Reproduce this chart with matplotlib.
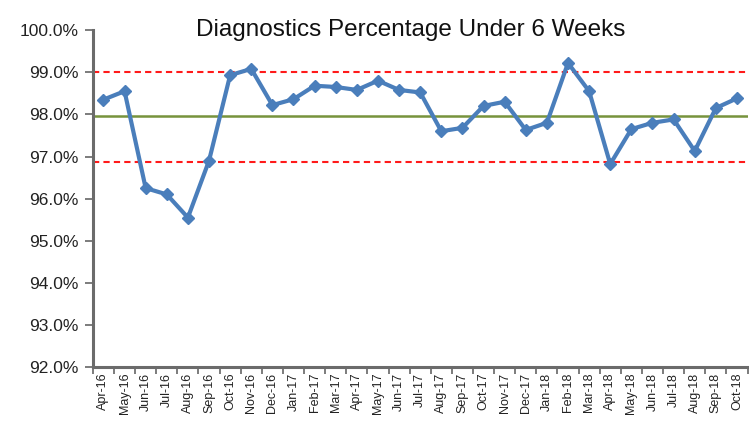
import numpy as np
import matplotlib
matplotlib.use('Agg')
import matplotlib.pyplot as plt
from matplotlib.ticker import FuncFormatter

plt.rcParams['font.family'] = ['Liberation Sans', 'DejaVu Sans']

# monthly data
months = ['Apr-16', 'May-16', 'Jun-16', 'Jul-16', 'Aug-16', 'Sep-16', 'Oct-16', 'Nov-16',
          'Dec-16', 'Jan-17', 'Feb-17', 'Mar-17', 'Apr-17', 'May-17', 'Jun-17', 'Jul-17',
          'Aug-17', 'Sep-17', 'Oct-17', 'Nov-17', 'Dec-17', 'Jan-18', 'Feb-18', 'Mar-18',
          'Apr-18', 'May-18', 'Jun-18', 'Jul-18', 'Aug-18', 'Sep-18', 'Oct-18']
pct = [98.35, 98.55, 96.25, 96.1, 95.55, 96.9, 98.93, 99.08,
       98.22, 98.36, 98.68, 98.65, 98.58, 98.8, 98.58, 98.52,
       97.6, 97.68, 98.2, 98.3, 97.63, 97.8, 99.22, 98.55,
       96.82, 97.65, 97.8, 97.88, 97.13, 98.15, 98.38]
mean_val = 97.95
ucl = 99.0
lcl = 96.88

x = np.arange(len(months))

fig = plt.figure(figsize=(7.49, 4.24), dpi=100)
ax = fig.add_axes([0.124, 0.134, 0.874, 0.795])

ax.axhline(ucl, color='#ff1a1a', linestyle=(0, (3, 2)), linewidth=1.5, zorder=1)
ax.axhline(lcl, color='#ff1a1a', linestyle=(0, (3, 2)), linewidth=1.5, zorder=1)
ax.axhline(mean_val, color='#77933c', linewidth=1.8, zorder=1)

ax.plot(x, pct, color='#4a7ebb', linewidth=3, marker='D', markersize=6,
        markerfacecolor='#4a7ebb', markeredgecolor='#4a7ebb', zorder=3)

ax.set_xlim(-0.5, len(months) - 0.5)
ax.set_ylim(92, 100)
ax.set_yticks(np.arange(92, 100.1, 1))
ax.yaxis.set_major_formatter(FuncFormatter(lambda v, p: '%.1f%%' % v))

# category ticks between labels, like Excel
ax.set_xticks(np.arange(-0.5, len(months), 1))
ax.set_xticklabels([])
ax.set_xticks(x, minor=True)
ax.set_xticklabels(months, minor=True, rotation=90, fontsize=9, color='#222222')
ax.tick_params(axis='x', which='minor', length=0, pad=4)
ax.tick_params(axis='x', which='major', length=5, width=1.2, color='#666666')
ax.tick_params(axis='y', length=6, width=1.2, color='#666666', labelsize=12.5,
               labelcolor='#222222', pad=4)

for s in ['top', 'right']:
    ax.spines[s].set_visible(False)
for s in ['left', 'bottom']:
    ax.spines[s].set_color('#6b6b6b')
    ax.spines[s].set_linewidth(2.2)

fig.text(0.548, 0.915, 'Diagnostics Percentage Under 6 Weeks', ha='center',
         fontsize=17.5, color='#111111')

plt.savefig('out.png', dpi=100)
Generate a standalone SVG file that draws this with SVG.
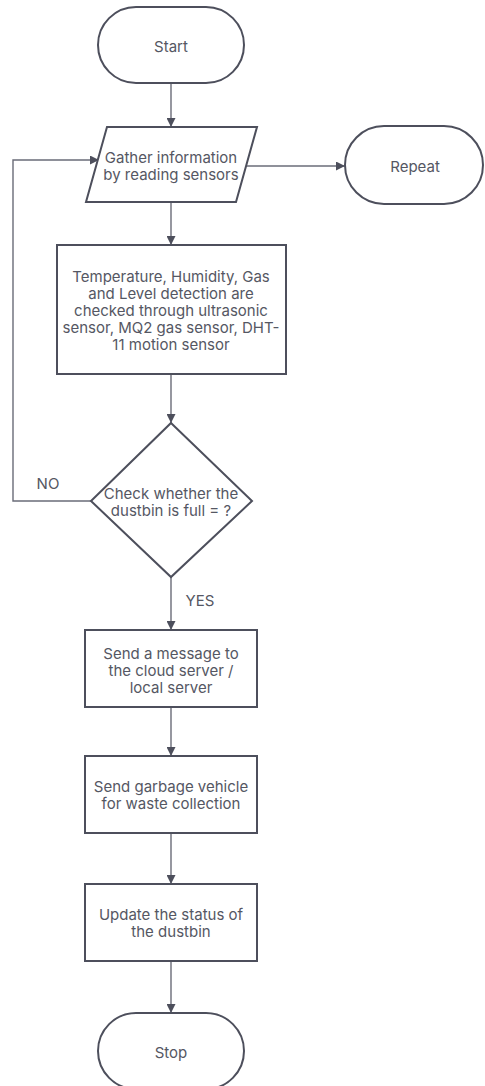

EXERCISE TASK.
Give back exactly the lines from the first line of the data through the line with "plt.rcParams['font.family'] = ['Liberation", pictures excluded.

TASK OUTPUT.
Reproduce this chart with matplotlib.
import numpy as np
import matplotlib
matplotlib.use('Agg')
import matplotlib.pyplot as plt
from matplotlib.ticker import FuncFormatter

plt.rcParams['font.family'] = ['Liberation Sans', 'DejaVu Sans']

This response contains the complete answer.